America's largest state government-owned electric utility, the New York Power Authority, is investing approximately $173 million to modernize the statewide power grid into a more reliable and resilient system.
New York Gov. Andrew Cuomo on Oct. 5 announced the investments, which aim to help the authority, or NYPA, collect data more quickly and accurately and to allow for a faster response time when addressing power outages and other grid issues.
"Modernizing New York's public power grid is a smart investment toward creating a more resilient and affordable system across the state," Cuomo said in a press release. "This funding is critical to ensuring that New York is prepared to withstand increasingly common extreme weather events that threaten our power system, and continues New York's commitment as a leader in a clean energy economy."
Aiming to combat climate change by cutting emissions, New York state under Cuomo is pursuing a goal of procuring 50% of its electricity needs from renewable energy by 2030 with the aid of renewable energy credit incentives while incentivizing the preservation of three update nuclear power plants through zero emissions credits. The Renewable Energy Standard strategy is a part of Cuomo's larger Reforming the Energy Vision, or REV, plan of delivering a cleaner, more resilient and affordable energy system.
Of the more than $173 million in new funds, the NYPA trustees authorized $95.7 million for the authority's Sensor Deployment Program and $77.5 million for its Communications Backbone Program. Both programs advance the REV plan as well as the authority's Vision 2020 strategy to become the first, end-to-end digital utility in the country.
Launched in April, the Sensor Deployment Program will enable the NYPA to measure up to 117,000 new data points across its generation and transmission system by 2019. The improved data point sensor measuring in turn enhances the NYPA's monitoring capabilities and ability to preempt maintenance and service issues.

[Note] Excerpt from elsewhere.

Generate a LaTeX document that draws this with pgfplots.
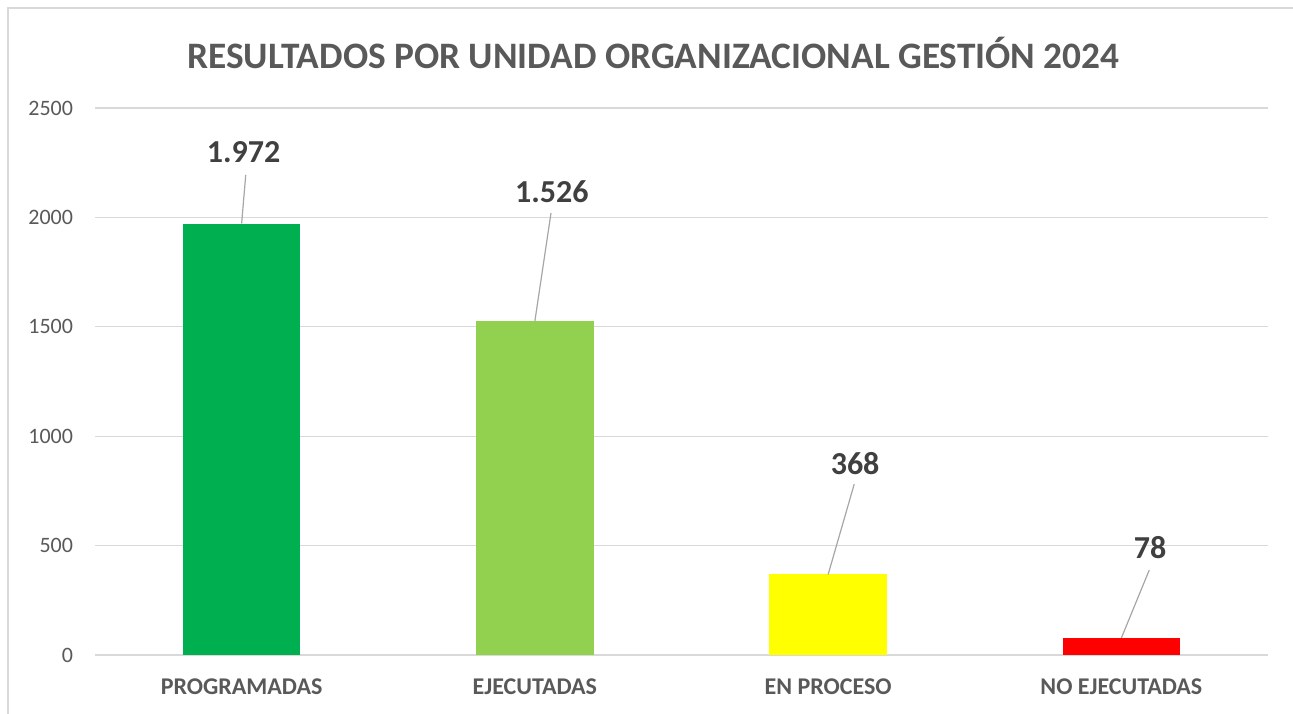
\documentclass[border=0pt]{standalone}
\usepackage{pgfplots}
\pgfplotsset{compat=1.18}
\usepackage{fontspec}
\setmainfont{Carlito}
\definecolor{cA}{HTML}{00B050}
\definecolor{cB}{HTML}{92D050}
\definecolor{cC}{HTML}{FFFF00}
\definecolor{cD}{HTML}{FF0000}
\definecolor{txt}{HTML}{595959}
\definecolor{val}{HTML}{404040}
\definecolor{gridc}{HTML}{D9D9D9}
\definecolor{lead}{HTML}{A6A6A6}
\begin{document}
\begin{tikzpicture}[x=0.75pt,y=0.75pt]
\path[use as bounding box] (-95,-59) rectangle (1198,655);
\draw[gridc, line width=1pt] (-87,-59) -- (-87,647) -- (1198,647);
\begin{axis}[
  at={(0,0)}, anchor=south west,
  scale only axis, width=879.75pt, height=410.25pt,
  xmin=-0.5, xmax=3.5, ymin=0, ymax=2500,
  ytick={0,500,...,2500},
  xtick={0,1,2,3},
  xticklabels={PROGRAMADAS,EJECUTADAS,EN PROCESO,NO EJECUTADAS},
  xticklabel style={font=\fontsize{18}{21}\selectfont\bfseries, text=txt, yshift=-14pt},
  yticklabel style={font=\fontsize{16.5}{19}\selectfont, text=txt, xshift=-13pt},
  /pgf/number format/assume math mode=true,
  /pgf/number format/1000 sep={},
  axis line style={draw=none},
  major tick length=0pt,
  xmajorgrids=false,
  ymajorgrids, grid style={draw=gridc, line width=1pt},
  ybar, bar width=0.40,
  bar shift=0pt,
  clip=false,
  title={RESULTADOS POR UNIDAD ORGANIZACIONAL GESTIÓN 2024},
  title style={font=\fontsize{28}{32}\selectfont\bfseries, text=txt, yshift=20pt, xshift=-21pt},
]
\addplot[fill=cA, draw=none] coordinates {(0,1972)};
\addplot[fill=cB, draw=none] coordinates {(1,1526)};
\addplot[fill=cC, draw=none] coordinates {(2,368)};
\addplot[fill=cD, draw=none] coordinates {(3,78)};
\draw[lead, line width=0.9pt] (axis cs:0,1972) -- (axis cs:0.014,2194);
\draw[lead, line width=0.9pt] (axis cs:1,1526) -- (axis cs:1.055,2020);
\draw[lead, line width=0.9pt] (axis cs:2,368) -- (axis cs:2.089,781);
\draw[lead, line width=0.9pt] (axis cs:3,78) -- (axis cs:3.095,388);
\node[font=\fontsize{24}{28}\selectfont\bfseries, text=val] at (axis cs:0.007,2299) {1.972};
\node[font=\fontsize{24}{28}\selectfont\bfseries, text=val] at (axis cs:1.058,2116) {1.526};
\node[font=\fontsize{24}{28}\selectfont\bfseries, text=val] at (axis cs:2.092,877) {368};
\node[font=\fontsize{24}{28}\selectfont\bfseries, text=val] at (axis cs:3.098,489) {78};
\end{axis}
\end{tikzpicture}
\end{document}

The new funding for that program specifically will go toward the second phase of the initiative, which will focus on placing new sensors on generator turbines, circuit breakers, cable systems and battery banks, and will connect the sensors to the NYPA's Integrated Smart Operations Center in White Plains. As part of that second phase funding, NYPA trustees ratified a five-year, $76.2 million contract to a statewide consortium of engineering firms to design, build, and install new sensors and associated networking across NYPA facilities.
Moreover, $77.5 million of the newly authorized funding will go towards creating a new communications network to replace NYPA's legacy technology and manage data from NYPA facilities and equipment. When completed, the communications backbone program will allow the NYPA to be less reliant on third-party carriers and provide more flexibility to deliver and expand services.
The NYPA owns and operates approximately one-third of New York's high-voltage power lines, which transmit and connect nearly 7,000 MW of renewable power from NYPA's wind farms and three large hydroelectric generation facilities to the New York ISO's power grid.